No caso trabalhado, houve o rompimento do compromisso da ação estatal com a parte autora, pois o sistema público não forneceu os recursos necessários para a cirurgia, como previamente combinado durante seu tratamento. O porquê dessa mudança é muito simples: a falta de comprometimento do Estado com os direitos e desejos da minoria, que ao fugir dos padrões de nossa sociedade tecnológica, que busca impor repetições convenientes ao sistema, é constantemente sufocada. Segundo a perspectiva de Max Weber, isso ocorre porque o direito na modernidade, regido pela racionalização material, é muitas vezes instrumento da classe dominante, que conseguiu transformar o ético e juridicamente formal em utilitário e tecnicamente material.

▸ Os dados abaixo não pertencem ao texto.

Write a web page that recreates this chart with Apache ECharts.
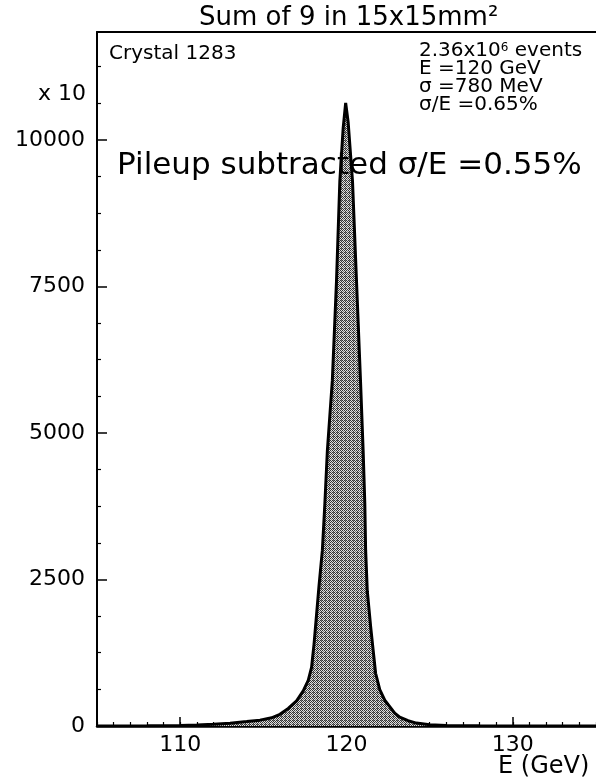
<!DOCTYPE html>
<html>
<head>
<meta charset="utf-8">
<script src="https://cdn.jsdelivr.net/npm/echarts@6/dist/echarts.min.js"></script>
<style>
html,body{margin:0;padding:0;background:#fff;}
#chart{width:596px;height:782px;}
</style>
</head>
<body>
<div id="chart"></div>
<script>
// ---- data ----
const energyGeV = [105, 108, 110, 111, 112, 113, 114, 114.8, 115.5, 116, 116.5, 117, 117.4, 117.7, 117.9, 118.05, 118.2, 118.35, 118.55, 118.7, 118.85, 119.0, 119.15, 119.4, 119.6, 119.8, 119.95, 120.1, 120.36, 120.6, 120.84, 121.0, 121.1, 121.15, 121.25, 121.45, 121.6, 121.75, 122.0, 122.3, 122.6, 122.9, 123.2, 123.7, 124.2, 125, 126, 128, 130, 132, 135];
const countsX10 = [0, 4, 10, 16, 28, 48, 75, 100, 140, 200, 300, 430, 600, 780, 1000, 1400, 1900, 2400, 3000, 3800, 4700, 5300, 5900, 7600, 9300, 10200, 10630, 10300, 9300, 7600, 5900, 4700, 3800, 3000, 2300, 1700, 1300, 900, 620, 440, 330, 220, 150, 90, 50, 20, 10, 4, 2, 1, 0];
const yTicks = [0, 2500, 5000, 7500, 10000];
const xTickLabels = [110, 120, 130];
const titleText = 'Sum of 9 in 15x15mm\u00B2';
const crystalText = 'Crystal 1283';
const infoLines = ['2.36x10{sup|6} events', 'E =120 GeV', '\u03C3 =780 MeV', '\u03C3/E =0.65%'];
const pileupText = 'Pileup subtracted \u03C3/E =0.55%';
const yScaleText = 'x 10';
const xAxisTitle = 'E (GeV)';

// ---- halftone-like fill pattern ----
const pc = document.createElement('canvas');
pc.width = 4; pc.height = 4;
const pctx = pc.getContext('2d');
pctx.fillStyle = '#e0e0e0';
pctx.fillRect(0, 0, 4, 4);
pctx.fillStyle = '#333';
[[0,0],[2,0],[1,1],[3,1],[0,2],[2,2],[1,3],[3,3]].forEach(p => pctx.fillRect(p[0], p[1], 1, 1));
pctx.fillStyle = '#777';
pctx.fillRect(3, 3, 1, 1);
pctx.fillRect(1, 0, 1, 1);

const FONT = 'DejaVu Sans';
const seriesData = energyGeV.map((e, i) => [e, countsX10[i]]);

const chart = echarts.init(document.getElementById('chart'), null, {renderer: 'canvas'});
chart.setOption({
  animation: false,
  backgroundColor: '#fff',
  textStyle: {fontFamily: FONT, color: '#000'},
  grid: {left: 97, top: 32, width: 501, bottom: 56, containLabel: false},
  title: [
    {text: titleText, left: 199, top: 5, padding: 0, textStyle: {fontFamily: FONT, fontSize: 26, fontWeight: 'normal', color: '#000'}},
    {text: crystalText, left: 109, top: 44, padding: 0, textStyle: {fontFamily: FONT, fontSize: 20, fontWeight: 'normal', color: '#000'}},
    {text: infoLines.join('\n'), left: 419, top: 42, padding: 0,
      textStyle: {fontFamily: FONT, fontSize: 20, lineHeight: 18, fontWeight: 'normal', color: '#000',
        rich: {sup: {fontFamily: FONT, fontSize: 12, verticalAlign: 'top', lineHeight: 18, color: '#000', padding: [0,0,8,0]}}}},
    {text: pileupText, left: 117, top: 150, padding: 0, textStyle: {fontFamily: FONT, fontSize: 31, fontWeight: 'normal', color: '#000'}},
    {text: yScaleText, left: 38, top: 83, padding: 0, textStyle: {fontFamily: FONT, fontSize: 22, fontWeight: 'normal', color: '#000'}},
    {text: xAxisTitle, left: 498, top: 755, padding: 0, textStyle: {fontFamily: FONT, fontSize: 24, fontWeight: 'normal', color: '#000'}}
  ],
  xAxis: [
    {
      type: 'value', position: 'bottom', min: 105, max: 135, interval: 1,
      axisLine: {show: true, onZero: false, lineStyle: {color: '#000', width: 2.5}},
      axisTick: {show: true, inside: true, length: 4, lineStyle: {color: '#000', width: 1.2}},
      axisLabel: {show: true, customValues: xTickLabels, margin: 8, fontFamily: FONT, fontSize: 22, color: '#000'},
      splitLine: {show: false}
    },
    {
      type: 'value', position: 'bottom', min: 105, max: 135,
      axisLine: {show: false, onZero: false},
      axisTick: {show: true, inside: true, length: 9, customValues: xTickLabels, lineStyle: {color: '#000', width: 1.5}},
      axisLabel: {show: false},
      splitLine: {show: false}
    },
    {
      type: 'value', position: 'top', min: 105, max: 135,
      axisLine: {show: true, onZero: false, lineStyle: {color: '#000', width: 2}},
      axisTick: {show: false}, axisLabel: {show: false}, splitLine: {show: false}
    }
  ],
  yAxis: [
    {
      type: 'value', min: 0, max: 11840, interval: 2500,
      axisLine: {show: true, onZero: false, lineStyle: {color: '#000', width: 2}},
      axisTick: {show: true, inside: true, length: 10, lineStyle: {color: '#000', width: 1.5}},
      minorTick: {show: true, splitNumber: 4, length: 4, lineStyle: {color: '#000', width: 1.2}},
      axisLabel: {show: true, margin: 12, fontFamily: FONT, fontSize: 22, color: '#000',
        formatter: function (v) { return yTicks.indexOf(v) >= 0 ? String(v) : ''; }},
      splitLine: {show: false}
    }
  ],
  series: [{
    type: 'line',
    xAxisIndex: 0, yAxisIndex: 0,
    data: seriesData,
    showSymbol: false,
    symbol: 'none',
    smooth: false,
    lineStyle: {color: '#000', width: 3},
    areaStyle: {color: {image: pc, repeat: 'repeat'}, opacity: 1},
    z: 3
  }]
});
</script>
</body>
</html>
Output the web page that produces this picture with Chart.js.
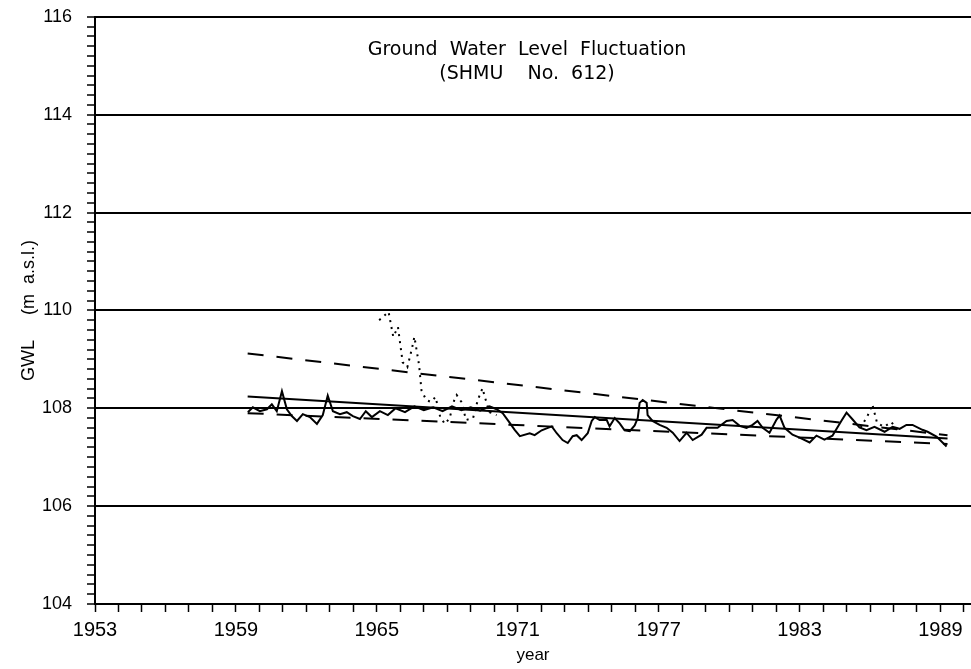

Em ECONOMIA E SOCIEDADE - Fundamentos da sociologia compreensiva, o pensador explica a evolução do direito na modernidade a partir de duas racionalidades: a formal e a material. Acontece que, a racionalidade formal do direito acaba sendo uma razão ideológica abstrata do constituinte, que deveria buscar o universal e melhor para todos, mas não consegue se livrar das amarras da racionalidade material, caracterizada por seus interesses e valores éticos. Assim sendo, a forma estabelecida é produto dos grupos dominantes, movidos pela sua racionalidade material, e a sua alteração decorre do conflito dessa com outras racionalidades materiais, as das minorias. Cabe ao magistrado decidir o resultado dessa dialética de racionalidades: conservação, expansão ou regressão da forma vigente. Weber ressalta que as ideologias profissionais internas dos práticos do direito são essenciais nesses casos, pois a limitação da atuação dos práticos juristas modernos à interpretação de parágrafos e contratos é vista como subalterna, é necessária a criatividade do juiz em atividades jurídicas, nem que seja somente onde falham as leis. A expansão é o resultado mais importante, porque é ela que vai criar novos direitos fundamentais, derivados daqueles já estabelecidos, que atendem os desejos das minorias.

Associando essas ideias ao caso, temos nas mãos da parte requerida, Fazenda Pública do Estado de São Paulo, o procedimento do caso. Mas, não cabe ao Estado optar, nesse caso, pela conservação da forma de nossa sociedade tecnológica padronizada, e negar os recursos requeridos pela parte autora. Tal ato seria uma omissão constitucional de direitos que representam muito mais do que a vontade individual dela de se realizar e viver plenamente, eles representam a afirmação da existência de um grupo, historicamente rotulado como produto de uma patologia, como cidadãos possuidores de direitos como qualquer outro, que merecem uma proteção especial aos constrangimentos que sofrem constantemente (nenhum documento deve constar que alterações foram feitas por ação judicial).